When Rogerio Oliveira strolls through the vast IBM (IBM) service delivery center in Hortolandia, Brazil, the contrast between the old and new IBM is stark. What was once a factory for mainframes is now crowded with hundreds of Brazilians on a different sort of assembly line. Their output is information, and they sit in rows of cubicles that stretch the length of a football field under a soaring, metal-trussed roof. A few years ago, the factory work performed here was just for Brazilian customers.
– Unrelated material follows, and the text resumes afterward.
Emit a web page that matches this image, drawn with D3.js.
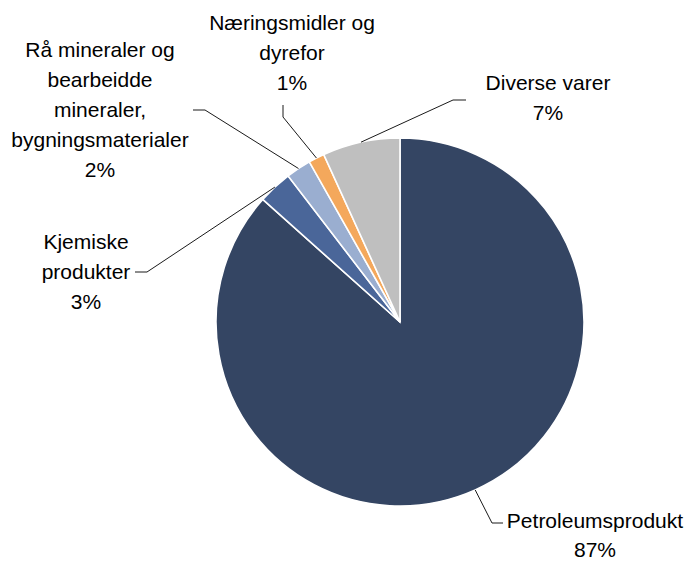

Today, 100 clients for the facility's services, which range from software programming to financial accounting, come from 40 countries, including Canada, Mexico, South Africa, and the U.S.
Oliveira, a 35-year IBM veteran and general manager for Latin America, stands at the heart of IBM's effort to transform itself into what it calls a "globally integrated enterprise." IBM has talked about its new global vision for two years. But only recently have managers like Oliveira turned that vision into a practical and solidly profitable business.
This is not the IBM of the 20th century, when Big Blue defined what it meant to be a multinational. Back then, its subsidiaries in 160 countries behaved like mini-IBMs—essentially, standalone operations serving their local customers. But replicating itself became too costly for IBM. So now the company is reorganizing around the principle that it will perform work for customers where the jobs can best be done—tapping the right talent at the right price.
That philosophy has produced a monumental shift in how IBM operates. In the past three years, the company has hired some 90,000 people in low-cost countries including Brazil, China, and India. These people, working in so-called global service delivery centers, provide a wide array of services for clients. The work goes beyond software programming to include data center operations, help-desk call centers, financial accounting, and benefits management. Initially, cheap labor was the big attraction of this move, with pay in India 70% to 80% lower than in the U.S. But these days, tapping the abundant talent pools—and new ideas—in emerging markets such as India and China is important as well.
Many of those global service employees report both to local supervisors and to managers thousands of miles away. Pressure is most intense on those managers who run countries or regions, like Oliveira. "My worst day was the last day of the quarter," he says of his job as the Brazil country manager, which he held until he was promoted in late 2007. "I was measured for producing sales in Brazil, and at the same time, I had 6,000 global service delivery people with a different way of measuring. It was schizophrenic."
The task may be complex, but IBM is committed to it. "IBM is making real some new ideas about what it means to be global that were just a lot of talk before," says Rosabeth Moss Kanter, professor at Harvard Business School. The results are starting to come in. You can see them most clearly in the performance of IBM's $50 billion global services business, the focal point of the effort, which represents about half of IBM sales. In the third quarter of 2007, global services revenues grew 14%, to $13.7 billion, and pretax profit margins topped 10.7%, up from 8.2% three years earlier.
But there's still plenty of work to be done before IBM, with 375,000 people on six continents, is a smooth-running global machine. Says Chief Executive Samuel J. Palmisano: "The big issues for us are: Where do you put them? How do you retain them? How do you develop them? How do you move work to them or them to work?"
Palmisano began this journey almost three years ago. After getting the top job in 2003, he focused on innovation in high-end computers, chips, and software, and rapid expansion in emerging markets and services such as back-office information processing. Yet Palmisano's rise coincided with that of a handful of aggressive Indian tech services companies, which, thanks to their low-cost labor force, were able to undercut IBM's pricing.